## Task requirements:
Reproduce each line from the records that holds "this".

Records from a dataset

________________________________________

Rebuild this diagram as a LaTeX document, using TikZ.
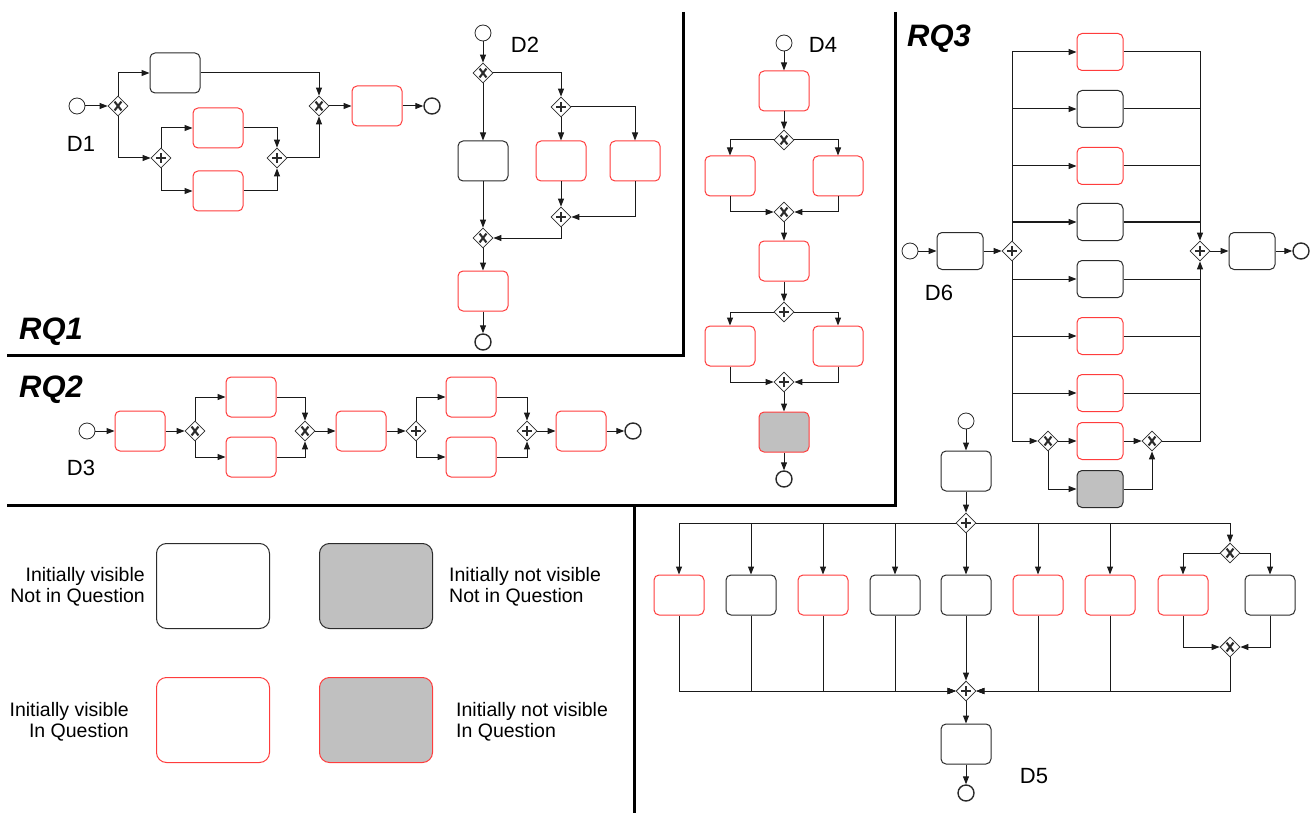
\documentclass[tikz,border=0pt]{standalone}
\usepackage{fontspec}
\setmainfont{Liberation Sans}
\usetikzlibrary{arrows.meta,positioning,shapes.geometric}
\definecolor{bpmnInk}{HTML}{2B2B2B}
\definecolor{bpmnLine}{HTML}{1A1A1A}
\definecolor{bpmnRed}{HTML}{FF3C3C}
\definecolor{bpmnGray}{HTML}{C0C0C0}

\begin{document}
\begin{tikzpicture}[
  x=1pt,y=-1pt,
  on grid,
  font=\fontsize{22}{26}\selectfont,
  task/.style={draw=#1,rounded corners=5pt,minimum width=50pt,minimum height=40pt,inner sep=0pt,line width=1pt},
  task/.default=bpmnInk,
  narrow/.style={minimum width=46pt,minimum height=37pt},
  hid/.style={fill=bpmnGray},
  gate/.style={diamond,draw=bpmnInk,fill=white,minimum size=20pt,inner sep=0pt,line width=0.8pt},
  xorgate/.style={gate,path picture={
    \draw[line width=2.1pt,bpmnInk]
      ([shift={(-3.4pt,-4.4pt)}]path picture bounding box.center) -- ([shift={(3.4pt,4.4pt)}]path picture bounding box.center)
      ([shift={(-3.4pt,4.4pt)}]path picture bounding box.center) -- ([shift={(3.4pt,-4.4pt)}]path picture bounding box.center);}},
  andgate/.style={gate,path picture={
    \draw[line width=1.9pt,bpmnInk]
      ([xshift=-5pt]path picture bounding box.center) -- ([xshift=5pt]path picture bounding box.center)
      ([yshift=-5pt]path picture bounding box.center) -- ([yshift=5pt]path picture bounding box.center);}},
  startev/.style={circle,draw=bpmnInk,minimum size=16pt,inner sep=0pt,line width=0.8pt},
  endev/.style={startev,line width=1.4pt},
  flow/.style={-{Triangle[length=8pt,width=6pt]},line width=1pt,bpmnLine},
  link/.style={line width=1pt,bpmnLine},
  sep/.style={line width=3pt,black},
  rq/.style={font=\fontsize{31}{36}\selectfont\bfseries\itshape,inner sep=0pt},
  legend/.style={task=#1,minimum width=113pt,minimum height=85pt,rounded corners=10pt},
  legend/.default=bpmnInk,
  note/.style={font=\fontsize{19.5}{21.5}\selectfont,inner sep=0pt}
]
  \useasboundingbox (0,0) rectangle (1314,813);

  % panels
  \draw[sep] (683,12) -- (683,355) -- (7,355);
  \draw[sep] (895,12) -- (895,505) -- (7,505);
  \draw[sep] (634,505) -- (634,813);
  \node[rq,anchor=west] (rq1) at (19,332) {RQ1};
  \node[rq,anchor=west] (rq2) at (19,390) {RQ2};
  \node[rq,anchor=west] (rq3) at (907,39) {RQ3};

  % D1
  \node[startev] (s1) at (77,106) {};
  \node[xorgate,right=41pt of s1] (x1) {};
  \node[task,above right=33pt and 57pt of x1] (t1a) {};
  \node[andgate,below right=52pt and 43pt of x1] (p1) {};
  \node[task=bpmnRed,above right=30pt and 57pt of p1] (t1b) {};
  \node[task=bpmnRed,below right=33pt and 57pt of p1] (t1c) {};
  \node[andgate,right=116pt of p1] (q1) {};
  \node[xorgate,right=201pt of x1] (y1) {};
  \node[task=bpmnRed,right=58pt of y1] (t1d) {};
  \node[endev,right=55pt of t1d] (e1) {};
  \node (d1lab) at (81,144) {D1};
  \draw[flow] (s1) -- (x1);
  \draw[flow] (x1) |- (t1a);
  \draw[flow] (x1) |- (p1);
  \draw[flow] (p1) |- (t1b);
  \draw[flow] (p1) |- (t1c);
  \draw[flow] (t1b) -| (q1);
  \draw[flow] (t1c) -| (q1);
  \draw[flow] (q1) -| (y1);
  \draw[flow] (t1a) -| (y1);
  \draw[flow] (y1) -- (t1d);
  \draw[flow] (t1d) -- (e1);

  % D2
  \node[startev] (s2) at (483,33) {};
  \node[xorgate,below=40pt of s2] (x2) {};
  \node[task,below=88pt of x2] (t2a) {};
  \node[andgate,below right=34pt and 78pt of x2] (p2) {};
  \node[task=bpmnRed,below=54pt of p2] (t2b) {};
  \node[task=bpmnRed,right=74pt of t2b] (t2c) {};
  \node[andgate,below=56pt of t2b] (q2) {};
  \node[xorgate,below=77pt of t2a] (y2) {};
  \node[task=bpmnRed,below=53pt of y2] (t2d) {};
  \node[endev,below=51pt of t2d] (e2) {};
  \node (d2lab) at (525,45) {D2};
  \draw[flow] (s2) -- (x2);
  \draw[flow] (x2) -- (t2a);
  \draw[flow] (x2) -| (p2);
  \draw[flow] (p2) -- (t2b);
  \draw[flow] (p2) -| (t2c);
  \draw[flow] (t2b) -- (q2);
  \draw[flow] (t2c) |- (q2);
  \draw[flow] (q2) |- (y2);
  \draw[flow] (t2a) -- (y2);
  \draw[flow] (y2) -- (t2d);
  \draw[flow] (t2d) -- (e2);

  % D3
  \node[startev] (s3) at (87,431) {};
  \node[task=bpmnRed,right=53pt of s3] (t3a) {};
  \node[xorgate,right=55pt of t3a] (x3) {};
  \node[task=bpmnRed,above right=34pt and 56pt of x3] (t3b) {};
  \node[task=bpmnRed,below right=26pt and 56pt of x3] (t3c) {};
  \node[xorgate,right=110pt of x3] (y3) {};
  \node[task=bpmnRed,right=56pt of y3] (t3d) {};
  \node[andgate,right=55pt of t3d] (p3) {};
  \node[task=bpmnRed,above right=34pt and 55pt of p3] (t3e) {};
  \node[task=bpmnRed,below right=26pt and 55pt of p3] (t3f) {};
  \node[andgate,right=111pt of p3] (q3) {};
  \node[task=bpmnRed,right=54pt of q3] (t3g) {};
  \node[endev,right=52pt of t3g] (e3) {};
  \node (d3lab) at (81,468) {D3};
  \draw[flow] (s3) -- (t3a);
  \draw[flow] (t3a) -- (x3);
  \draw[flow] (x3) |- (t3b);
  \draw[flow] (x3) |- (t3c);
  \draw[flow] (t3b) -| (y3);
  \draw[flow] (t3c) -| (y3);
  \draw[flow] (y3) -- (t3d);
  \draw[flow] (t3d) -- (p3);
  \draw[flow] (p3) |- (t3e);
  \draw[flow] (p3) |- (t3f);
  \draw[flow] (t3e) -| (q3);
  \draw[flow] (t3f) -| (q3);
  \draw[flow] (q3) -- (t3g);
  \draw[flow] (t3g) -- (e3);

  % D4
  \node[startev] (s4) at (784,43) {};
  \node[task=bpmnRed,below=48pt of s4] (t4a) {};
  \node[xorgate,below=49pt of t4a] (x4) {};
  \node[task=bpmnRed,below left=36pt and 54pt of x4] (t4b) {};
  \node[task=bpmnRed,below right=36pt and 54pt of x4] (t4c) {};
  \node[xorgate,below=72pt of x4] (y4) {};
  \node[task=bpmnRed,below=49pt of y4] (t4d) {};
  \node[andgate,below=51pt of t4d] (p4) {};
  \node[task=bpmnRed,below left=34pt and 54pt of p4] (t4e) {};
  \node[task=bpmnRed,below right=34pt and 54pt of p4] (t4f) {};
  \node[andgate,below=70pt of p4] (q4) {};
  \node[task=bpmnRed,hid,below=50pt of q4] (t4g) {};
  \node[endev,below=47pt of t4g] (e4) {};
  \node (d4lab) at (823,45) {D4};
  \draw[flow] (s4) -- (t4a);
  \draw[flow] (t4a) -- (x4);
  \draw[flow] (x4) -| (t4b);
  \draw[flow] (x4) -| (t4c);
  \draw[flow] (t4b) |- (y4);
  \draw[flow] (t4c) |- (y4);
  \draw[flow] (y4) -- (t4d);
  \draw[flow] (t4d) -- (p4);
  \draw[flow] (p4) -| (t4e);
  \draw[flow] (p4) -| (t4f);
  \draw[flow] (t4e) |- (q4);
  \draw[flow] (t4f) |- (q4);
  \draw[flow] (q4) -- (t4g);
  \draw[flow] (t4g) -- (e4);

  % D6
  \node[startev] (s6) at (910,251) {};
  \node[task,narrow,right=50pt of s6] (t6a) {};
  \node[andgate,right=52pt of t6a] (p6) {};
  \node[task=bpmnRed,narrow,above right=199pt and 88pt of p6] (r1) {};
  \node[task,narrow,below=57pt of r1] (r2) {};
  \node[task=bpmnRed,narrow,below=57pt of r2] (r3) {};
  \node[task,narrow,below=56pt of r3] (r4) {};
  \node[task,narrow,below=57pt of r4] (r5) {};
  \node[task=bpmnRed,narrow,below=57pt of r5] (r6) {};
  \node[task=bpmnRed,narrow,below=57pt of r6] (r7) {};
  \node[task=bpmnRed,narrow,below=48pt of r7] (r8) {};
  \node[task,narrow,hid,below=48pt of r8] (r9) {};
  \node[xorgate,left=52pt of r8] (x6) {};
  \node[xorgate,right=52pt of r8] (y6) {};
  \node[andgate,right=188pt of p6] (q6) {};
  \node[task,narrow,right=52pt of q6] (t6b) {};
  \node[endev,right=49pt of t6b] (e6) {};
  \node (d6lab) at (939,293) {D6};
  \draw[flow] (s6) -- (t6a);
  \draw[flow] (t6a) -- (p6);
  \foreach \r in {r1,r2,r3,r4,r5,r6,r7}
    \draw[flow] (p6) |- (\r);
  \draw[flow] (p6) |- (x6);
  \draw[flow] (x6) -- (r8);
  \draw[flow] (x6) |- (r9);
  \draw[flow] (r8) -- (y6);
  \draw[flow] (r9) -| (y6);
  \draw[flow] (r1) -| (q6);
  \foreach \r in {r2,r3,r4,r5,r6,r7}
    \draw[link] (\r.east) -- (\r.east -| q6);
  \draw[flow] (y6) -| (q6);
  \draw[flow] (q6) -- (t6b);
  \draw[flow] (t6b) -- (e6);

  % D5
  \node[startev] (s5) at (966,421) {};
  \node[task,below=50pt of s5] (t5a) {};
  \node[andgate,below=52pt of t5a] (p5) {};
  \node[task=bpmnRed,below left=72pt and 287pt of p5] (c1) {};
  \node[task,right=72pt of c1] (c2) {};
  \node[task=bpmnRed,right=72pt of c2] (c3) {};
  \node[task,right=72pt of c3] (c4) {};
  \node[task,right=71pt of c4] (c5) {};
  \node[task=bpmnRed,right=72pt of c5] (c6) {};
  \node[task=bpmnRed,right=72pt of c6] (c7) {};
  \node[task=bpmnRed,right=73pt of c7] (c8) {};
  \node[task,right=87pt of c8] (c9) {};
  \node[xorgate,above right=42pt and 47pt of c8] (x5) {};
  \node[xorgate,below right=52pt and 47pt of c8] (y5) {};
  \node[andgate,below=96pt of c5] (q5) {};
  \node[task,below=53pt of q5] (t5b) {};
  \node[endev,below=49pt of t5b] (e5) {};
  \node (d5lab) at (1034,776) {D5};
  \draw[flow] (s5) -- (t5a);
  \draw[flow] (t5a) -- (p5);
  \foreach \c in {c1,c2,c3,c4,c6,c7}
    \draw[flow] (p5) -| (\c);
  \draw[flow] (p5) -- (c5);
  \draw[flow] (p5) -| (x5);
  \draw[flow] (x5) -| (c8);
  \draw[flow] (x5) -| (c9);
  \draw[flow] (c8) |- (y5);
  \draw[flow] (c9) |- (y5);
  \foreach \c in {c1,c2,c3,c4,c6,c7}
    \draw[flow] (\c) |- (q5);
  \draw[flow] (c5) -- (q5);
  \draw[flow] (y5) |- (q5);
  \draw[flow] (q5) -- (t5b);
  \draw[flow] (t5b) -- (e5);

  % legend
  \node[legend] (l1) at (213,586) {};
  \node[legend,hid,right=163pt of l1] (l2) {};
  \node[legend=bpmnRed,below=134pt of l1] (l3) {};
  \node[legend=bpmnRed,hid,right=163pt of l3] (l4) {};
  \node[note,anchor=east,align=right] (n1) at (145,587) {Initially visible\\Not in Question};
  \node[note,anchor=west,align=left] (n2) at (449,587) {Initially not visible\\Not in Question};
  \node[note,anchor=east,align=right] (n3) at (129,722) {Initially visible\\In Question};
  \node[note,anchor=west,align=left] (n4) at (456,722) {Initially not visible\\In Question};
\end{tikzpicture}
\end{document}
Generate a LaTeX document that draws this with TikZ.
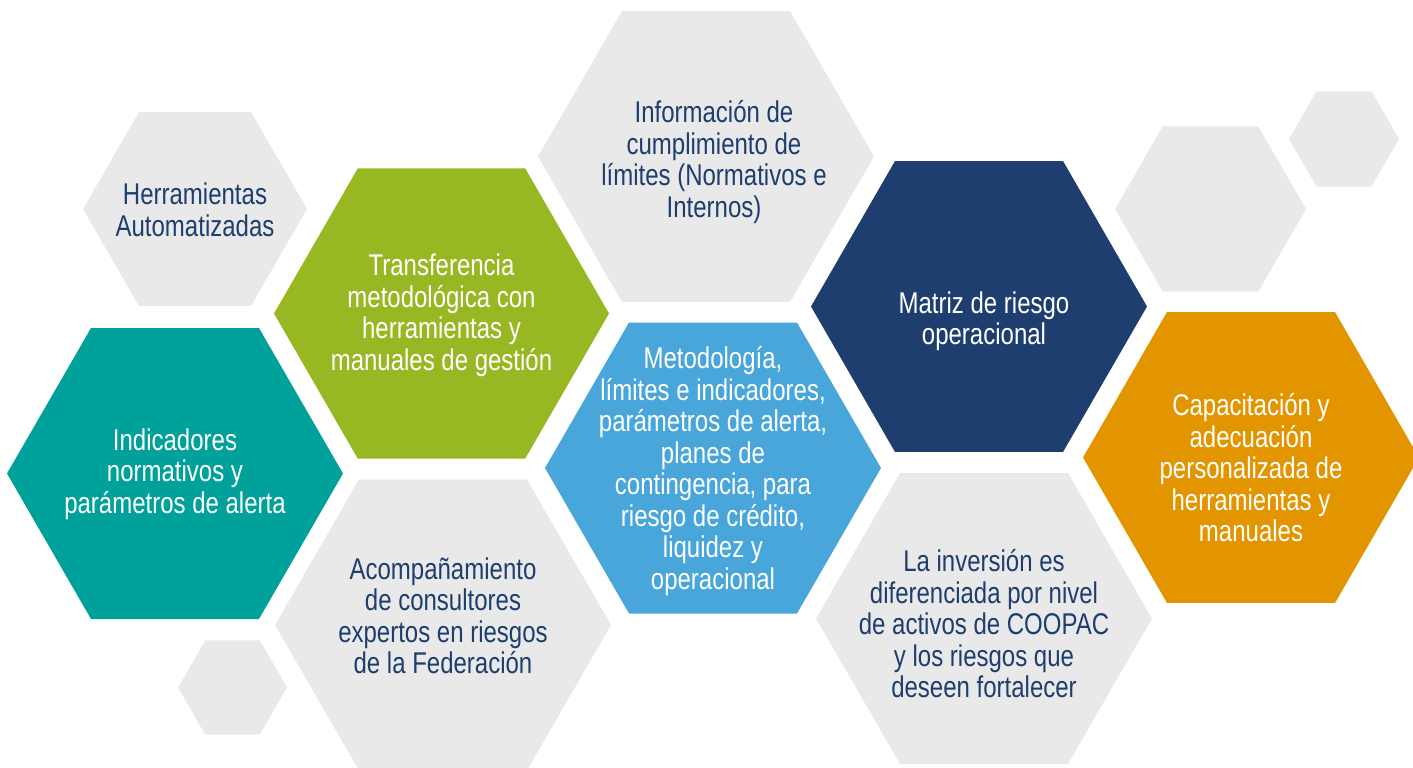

________________________________________

## Written answer:
Rebuild this diagram as a LaTeX document, using TikZ.
Generate a LaTeX document that draws this with TikZ.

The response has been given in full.